Que ce soit dans les journaux ou sur internet, les avis divergent quant à l’avenir des CLOM. M. Bates est sceptique quant à la possibilité que les CLOM fassent disparaître l’université traditionnelle. «Les CLOM ne constitueront une menace pour tout le système que le jour où le niveau du cours du MIT offert sur edX atteindra celui du cours donné au MIT et qu’il sera crédité», croit-il.

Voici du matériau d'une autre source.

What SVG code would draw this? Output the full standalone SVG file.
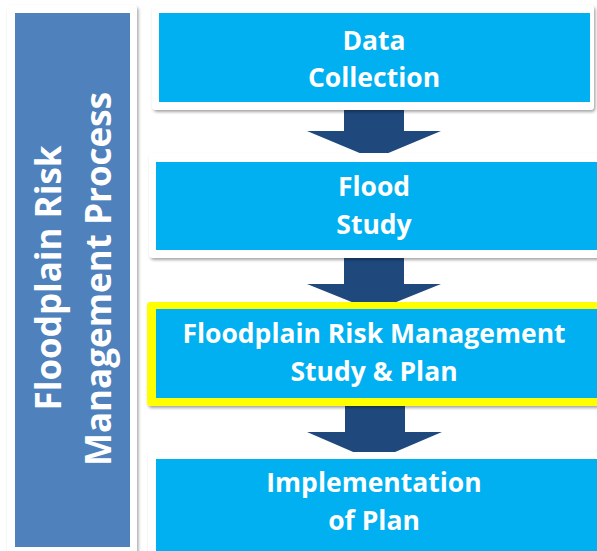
<svg xmlns="http://www.w3.org/2000/svg" width="597" height="551" viewBox="0 0 597 551">
<defs>
<filter id="sh" x="-5%" y="-5%" width="115%" height="115%">
<feDropShadow dx="1.5" dy="2" stdDeviation="1.8" flood-color="#000" flood-opacity="0.35"/>
</filter>
<style>
.frame{fill:#ffffff;filter:url(#sh)}
.box{fill:#00B0F0}
.t{font-family:"Open Sans","Liberation Sans",sans-serif;font-weight:bold;font-size:26.5px;fill:#ffffff;text-anchor:middle}
.lt{font-family:"Open Sans","Liberation Sans",sans-serif;font-weight:bold;font-size:35px;fill:#ffffff;text-anchor:middle}
.arr{fill:#1F497D}
</style>
</defs>
<rect width="597" height="551" fill="#ffffff"/>
<g id="side">
<rect class="frame" x="7" y="5" width="130" height="560" rx="4"/>
<rect x="15" y="13" width="115" height="534" fill="#4F81BD"/>
<text class="lt" transform="translate(61,278) rotate(-90)">Floodplain Risk</text>
<text class="lt" transform="translate(111,279) rotate(-90)">Management Process</text>
</g>
<g id="connectors">
<polygon class="arr" points="344,108 404,108 404,131 441,131 374,159 307,131 344,131"/>
<polygon class="arr" points="344,257 404,257 404,284 441,284 374,311 307,284 344,284"/>
<polygon class="arr" points="345,406 405,406 405,432 442,432 374,461 307,432 345,432"/>
</g>
<g id="n1">
<rect class="frame" x="152" y="5" width="442" height="105" rx="4"/>
<rect class="box" x="159" y="13" width="431" height="89"/>
<text class="t" x="374" y="50">Data</text>
<text class="t" x="374" y="87">Collection</text>
</g>
<g id="n2">
<rect class="frame" x="149" y="153" width="460" height="105" rx="4"/>
<rect class="box" x="156" y="162" width="450" height="88"/>
<text class="t" x="374" y="196">Flood</text>
<text class="t" x="374" y="234">Study</text>
</g>
<g id="n3">
<rect x="147" y="302" width="470" height="104" rx="3" fill="#FFFF00" filter="url(#sh)"/>
<rect class="box" x="156" y="309" width="460" height="89"/>
<text class="t" x="374" y="343">Floodplain Risk Management</text>
<text class="t" x="374" y="381">Study &amp; Plan</text>
</g>
<g id="n4">
<rect class="frame" x="148" y="452" width="460" height="110" rx="4"/>
<rect class="box" x="156" y="459" width="450" height="100"/>
<text class="t" x="374" y="492">Implementation</text>
<text class="t" x="374" y="530">of Plan</text>
</g>
</svg>
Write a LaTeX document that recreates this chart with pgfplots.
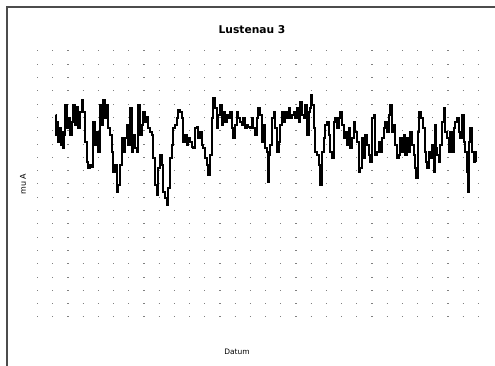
\documentclass[border=0pt]{standalone}
\usepackage{pgfplots}
\pgfplotsset{compat=1.18}
\usepackage{fontspec}
\setmainfont{DejaVu Sans}
\begin{document}
\begin{tikzpicture}[x=1pt,y=1pt]
\useasboundingbox (0,0) rectangle (495,366);
\fill[white] (0,0) rectangle (495,366);
\draw[black!70, line width=1.2pt] (7,0) -- (7,359) -- (495,359);
\begin{axis}[
  at={(37pt,46pt)}, anchor=south west,
  scale only axis, width=443pt, height=272pt,
  xmin=37, xmax=480, ymin=46, ymax=318,
  axis line style={draw=none},
  ytick={49,62.3,75.6,88.9,102.2,115.5,128.8,142.1,155.4,168.7,182,195.3,208.6,221.9,235.2,248.5,261.8,275.1,288.4,301.7,315},
  yticklabels={}, xtick=\empty,
  ymajorgrids, major tick length=0pt,
  major grid style={black!50, line width=1pt, dash pattern=on 1.2pt off 14pt},
  clip=false,
]
\addplot[black, line width=2pt, const plot, line join=miter] coordinates {
(56.0,251) (56.3,231) (57.3,244.3) (58.3,224.3) (59.3,237.7) (60.7,221) (61.7,234.3) (62.7,217.7) (64,231) (65,261)
(66.7,237.7) (68.3,247.7) (70,231) (71.7,244.3) (73.3,261) (75,241) (76.7,259.3) (78.3,237.7) (80,254.3) (81.7,266)
(83.3,254.3) (85,224.3) (86.7,204.3) (88.3,197.7) (90,201) (91.7,199.3) (93.3,244.3) (95,221) (96.7,234.3) (98.3,214.3)
(100,261) (101.7,241) (103.3,266) (105,247.7) (106.7,261) (108.3,237.7) (110,231) (111.7,214.3) (113.3,194.3) (115,201)
(116.7,174.3) (118.3,181) (120,201) (121.7,227.7) (123.3,214.3) (125,227.7) (126.7,241) (128.3,221) (130,257.7) (131.7,214.3)
(133.3,231) (135,217.7) (136.7,214.3) (138.3,261) (140,231) (141.7,241) (143.3,254.3) (145,244.3) (146.7,249.3) (148.3,237.7)
(150,234.3) (151.7,231) (153.3,207.7) (155,181) (156.7,171) (158.3,197.7) (160,211) (161.7,201) (163.3,174.3) (165,167.7)
(166.7,161) (168.3,177.7) (170,207.7) (171.7,221) (173.3,237.7) (175,241) (176.7,247.7) (178.3,256) (180,254.3) (181.7,247.7)
(183.3,224.3) (185,231) (186.7,221) (188.3,227.7) (190,224.3) (191.7,219.3) (193.3,217.7) (195,237.7) (196.7,239.3) (198.3,227.7)
(200,234.3) (201.7,221) (203.3,217.7) (205,207.7) (206.7,201) (208.3,191) (210,211) (211.7,247.7) (212.7,267.7) (215,257.7)
(216.7,237.7) (218.3,251) (220,261) (221.7,241) (223.3,254.3) (225,244.3) (226.7,251) (228.3,247.7) (230,254.3) (231.7,237.7)
(233.3,227.7) (235,241) (236.7,254.3) (238.3,247.7) (240,244.3) (241.7,241) (243.3,247.7) (245,237.7) (246.7,241) (248.3,239.3)
(250,237.7) (251.7,247.7) (253.3,237.7) (255,231) (256.7,247.7) (258.3,257.7) (260,251) (261.7,231)
(262,224.3) (263.7,241) (265.3,217.7) (267,214.3) (268,184.3) (269.3,211) (270.3,221) (272,247.7) (273.7,254.3) (275.3,237.7)
(277,214.3) (278.7,224.3) (280.3,241) (282,254.3) (283.7,244.3) (285.3,254.3) (287,247.7) (288.7,257.7) (290.3,247.7) (292,251)
(293.7,254.3) (295.3,247.7) (297,257.7) (298.7,244.3) (300.3,264.3) (302,251) (303.7,247.7) (305.3,261) (307,231) (308.7,254.3)
(310.3,257.7) (311.3,271) (312,261) (313.7,237.7) (315.3,214.3) (317,211) (318.7,201) (320.3,181) (322,214.3) (323.7,227.7)
(325.3,241) (327,244.3) (328.7,231) (330.3,214.3) (332,207.7) (333.7,244.3) (335.3,247.7) (337,237.7) (338.7,247.7) (340.3,254.3)
(342,241) (343.7,227.7) (345.3,234.3) (347,221) (348.7,237.7) (350.3,217.7) (352,227.7) (353.7,244.3) (355.3,234.3) (357,224.3)
(358.7,194.3) (360.3,197.7) (362,227.7) (363.7,207.7) (365.3,231) (367,221) (368.7,211) (370.3,204.3) (372,247.7) (373.7,251)
(375.3,211) (377,214.3) (378.7,224.3) (380.3,214.3) (382,227.7) (383.7,237.7) (385.3,244.3) (387,234.3) (388.7,251) (390.3,261)
(392,234.3) (393.7,241) (395.3,221) (397,207.7) (398.7,211) (400.3,227.7) (402,214.3) (403.7,231) (405.3,211) (407,227.7)
(408.7,214.3) (410.3,234.3) (412,221) (413.7,211) (415.3,197.7) (416.3,187.7) (418,234.3) (419.3,254.3) (421.3,247.7) (422.7,237.7)
(424.7,214.3) (426,204.3) (427,197.7) (428.7,214.3) (430.3,207.7) (432,221) (433.7,194.3) (434.7,241) (436,217.7) (437,211)
(438.7,204.3) (440.3,221) (442,244.3) (443.7,257.7) (445.3,234.3) (447,227.7) (448.7,214.3) (450.3,234.3) (452,214.3) (453.7,237.7)
(455.3,244.3) (457,247.7) (458.7,234.3) (460.3,227.7) (462,251) (463.7,224.3) (465.3,214.3) (467,194.3) (468,174.3) (469.3,224.3)
(470.3,237.7) (472,214.3) (473.7,204.3) (475.3,214.3) (476.3,204.3)
};
\end{axis}
\node[font=\bfseries\fontsize{10.7}{13}\selectfont] at (252,336) {Lustenau 3};
\node[font=\fontsize{8}{10}\selectfont, rotate=90] at (23,182) {mu A};
\node[font=\fontsize{7.5}{9}\selectfont] at (237,14) {Datum};
\end{tikzpicture}
\end{document}
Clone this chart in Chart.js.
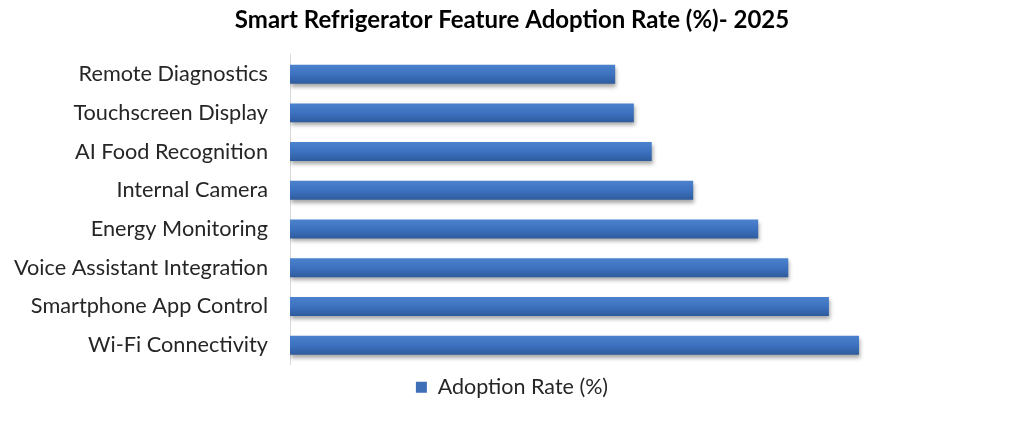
<!DOCTYPE html>
<html>
<head>
<meta charset="utf-8">
<script src="https://cdn.jsdelivr.net/npm/chart.js@4/dist/chart.umd.min.js"></script>
<style>
html,body{margin:0;padding:0;background:#fff;}
#wrap{width:1024px;height:422px;}
</style>
</head>
<body>
<div id="wrap"><canvas id="c" width="1024" height="422"></canvas></div>
<script>
const categories = ["Remote Diagnostics","Touchscreen Display","AI Food Recognition","Internal Camera","Energy Monitoring","Voice Assistant Integration","Smartphone App Control","Wi-Fi Connectivity"];
const adoptionRate = [40, 42.3, 44.5, 49.6, 57.6, 61.3, 66.3, 70];
const seriesName = "Adoption Rate (%)";
const chartTitle = "Smart Refrigerator Feature Adoption Rate (%)- 2025";

function barFill(ctx){
  const chart = ctx.chart;
  const ys = chart.scales && chart.scales.y;
  if(!chart.chartArea || !ys || ctx.dataIndex === undefined) return '#3f70b8';
  const yc = ys.getPixelForValue(ctx.dataIndex);
  const h = 10;
  const g = chart.ctx.createLinearGradient(0, yc - h, 0, yc + h);
  g.addColorStop(0, '#4d82cf');
  g.addColorStop(0.5, '#3d72c0');
  g.addColorStop(1, '#2d5a9b');
  return g;
}

const shadowPlugin = {
  id:'shadow',
  beforeDatasetsDraw(chart){
    const c = chart.ctx; c.save();
    c.shadowColor='rgba(0,0,0,0.35)'; c.shadowBlur=4; c.shadowOffsetX=1; c.shadowOffsetY=3;
  },
  afterDatasetsDraw(chart){ chart.ctx.restore(); }
};

new Chart(document.getElementById('c'), {
  type:'bar',
  data:{ labels:categories, datasets:[{ label:seriesName, data:adoptionRate, backgroundColor:barFill, borderWidth:0, barPercentage:0.49, categoryPercentage:1.0 }]},
  options:{
    indexAxis:'y', responsive:false, animation:false,
    layout:{ padding:{ left:0, right:0, top:0, bottom:14 } },
    scales:{
      x:{ display:false, min:0, max:90.3 },
      y:{ grid:{ display:false, drawTicks:false }, border:{ display:true, color:'#d9d9d9', width:1 },
          ticks:{ padding:22, color:'#262626', font:{ family:'Lato', size:21.7 } },
          afterFit(s){ s.width = 290; } }
    },
    plugins:{
      title:{ display:true, text:chartTitle, color:'#000', font:{ family:'Lato', size:24, weight:'bold' }, padding:{ top:6, bottom:20 } },
      legend:{ position:'bottom', labels:{ boxWidth:11, boxHeight:11, color:'#262626', font:{ family:'Lato', size:21.5 }, padding:12,
        generateLabels(chart){ const l = Chart.defaults.plugins.legend.labels.generateLabels(chart); l.forEach(i=>{ i.fillStyle='#3f6fb6'; i.strokeStyle='#3f6fb6'; i.lineWidth=0; }); return l; } } },
      tooltip:{ enabled:false }
    }
  },
  plugins:[shadowPlugin]
});
</script>
</body>
</html>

D’autres, comme M. Cormier, pensent que le phénomène des CLOM ne fait que commencer. « Coursera [financée pour l’instant par des investisseurs] peut tenir 10 ans sans revenus», estime celui qui pense que la plateforme deviendra aussi importante qu’Amazon .

 

De la poésie aux statistiques

Tous les CLOM offerts actuellement par Udacity et edX portent sur des sujets scientifiques : programmation informatique, chimie, statistiques… Pour suivre des cours artistiques, de sciences humaines ou économiques, il faut se tourner vers Coursera qui propose des cours en éducation, en design, en poésie, en planification financière ou encore en argumentation. Les CLOM durent en général de 5 à 12 semaines. Pour en bénéficier, il faut maîtriser la langue de Shakespeare. Le cours Introduction à la programmation objet délivré sur Coursera par l’École Polytechnique Fédérale de Lausanne, en Suisse, est le seul CLOM pour le moment disponible en français.